A poet of place and love, Tony Magistrale‘s poems have large arms in which to envelope his readers. The force of this love is sometimes poignant sometimes painful, but always just right. A poet with backbone and a real heart, now that’s nice.
Why Write?
The fine poet Tony Hoagland writes in his book Real Sofistikashun that “a real diehard, irresolvable obsession in a poet is nothing less than a blessing . . . Rather than therapeutically [trying to] resolve it, try to make a full relationship with it.” In my mind, Hoagland is referencing the timeless power of the muse—that slippery force that is ultimately more emotive and instinctual than intellectual and calculating—part inspiration, part compulsion, part obsession.
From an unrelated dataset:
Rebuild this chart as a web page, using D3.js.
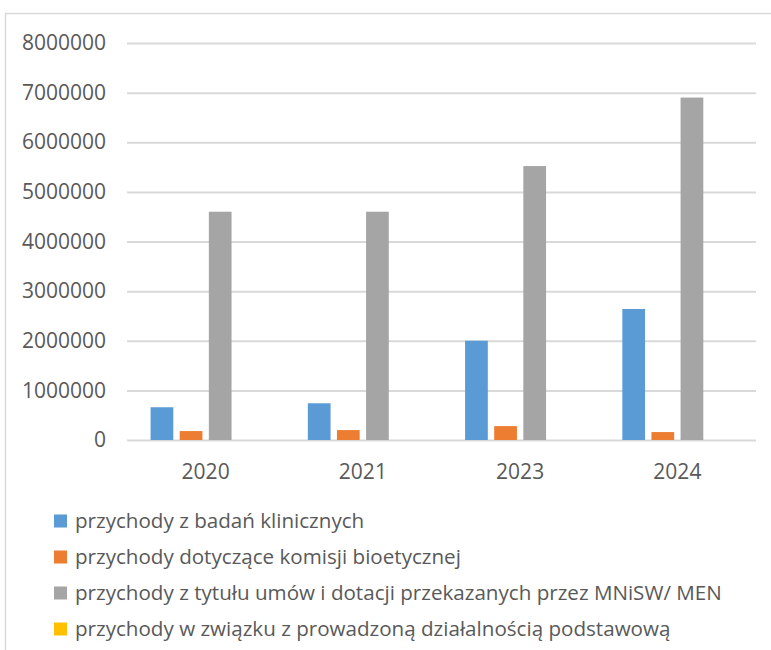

I’m discovering that many of my poems are driven by my obsession to look back. Poetry is often about memory, not so much the simple reliving of events, or even a nostalgic-flavored return to earlier times, but an effort to understand the past, to appreciate better or confront a moment that may have been formerly misunderstood, overlooked, or just viewed differently than it is now. What we feel is important and a worthy subject for poetry changes over time; I am writing poems now that I simply could not have written when I was sixteen, and busy living them. I grew up in Buffalo, New York, safely ensconced in a suburban world. Although my father went to school on the G.I. Bill after World War II and became a successful lawyer, his roots were strictly working-class, and he never lost sight of what it meant to grow up in Buffalo, a working man’s town that has, at least in modern times, always been down on its luck. While Pittsburgh rose resplendently from the ashes after big steel moved away, I never remember Buffalo as a place where anything came easily—from competing with neighboring Toronto (my father remembers a time when Toronto was no bigger or better a city than Buffalo), to losing four straight Super Bowls in the 1990s. The city and he taught me a healthy respect for the value of struggle and suffering, that these traits should not be mocked or viewed as somehow inferior, but as a source of dignity, even beauty. And thus, many of the poems I have been writing over the past couple of years are about growing up in Buffalo (close enough to Niagara Falls) and the impression that it has left with me. I’ve reached a point in my life where memory finally means something, and these poems are often all that I have left to remember—either of my father or his city.